Specifically, the fans wanted ministerial reports of the takeover by Red Football Limited (Red), Mr Glazer's company, minutes of internal government meetings about the deal and other related correspondence with the Office of Fair Trading.

In 2006, the DCMS partially relented and during an internal review of the request found some information which should have been disclosed to the fans. But this failed to shed any light on what ministers thought about an American buy-out of one of England's oldest and most famous football clubs.

At the time the law was clear. The Government has no power to intervene in the takeover of football clubs; it is for the shareholders to decide on the merits of takeover proposals and the Office of Fair Trading (OFT), as the independent competition authority, to consider what effect the takeover would have on competition.
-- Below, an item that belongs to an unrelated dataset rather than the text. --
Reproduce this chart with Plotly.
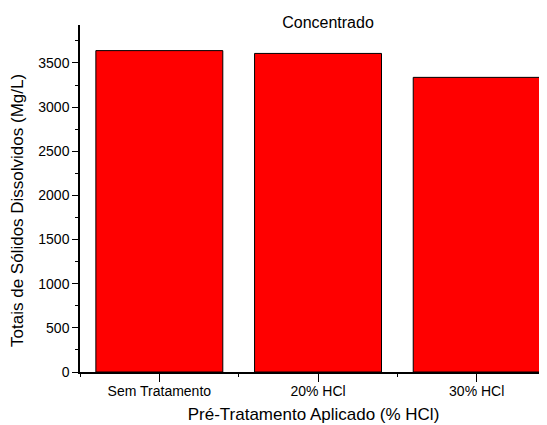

On 5 August 2005, the OFT announced that the acquisition by Red Football Ltd of Manchester United FC would not be referred to the Competition Commission.

But the Information Commissioner's ruling in favour of disclosure reveals evidence that there was much more ministerial concern about the Glazer takeover than the Government admitted at the time.

In fact, both the DCMS and the Department for Trade and Industry were considering imposing a new public interest protection for footabll clubs under the Enterprise Act 2002. If they had gone ahead and changed the law, it would have given ministers the power to refer football club takeovers to the Competition Commission, who could stop the deal from going ahead if officials thought it was not in public interest.

But in the end, ministers decided against such a move.

Information which has been disclosed since the Commissioner's ruling shows that ministers may have relied on assurances given by Malcolm Glazer's sons who promised not to raise ticket prices at Old Trafford when the family took over Manchester United in the summer of 2005.

In a much wider context, the Commissioner's ruling helps to restrict the use of one of the most popular exemptions used by the Government when denying members of the public information about government business.

He concluded that "... there must be some clear, specific and credible evidence that the formulation or development of policy would be materially altered for the worse by disclosure under the Act. In this case, there are very strong public interest factors favouring disclosure, involving public confidence, accountability and public debate and participation."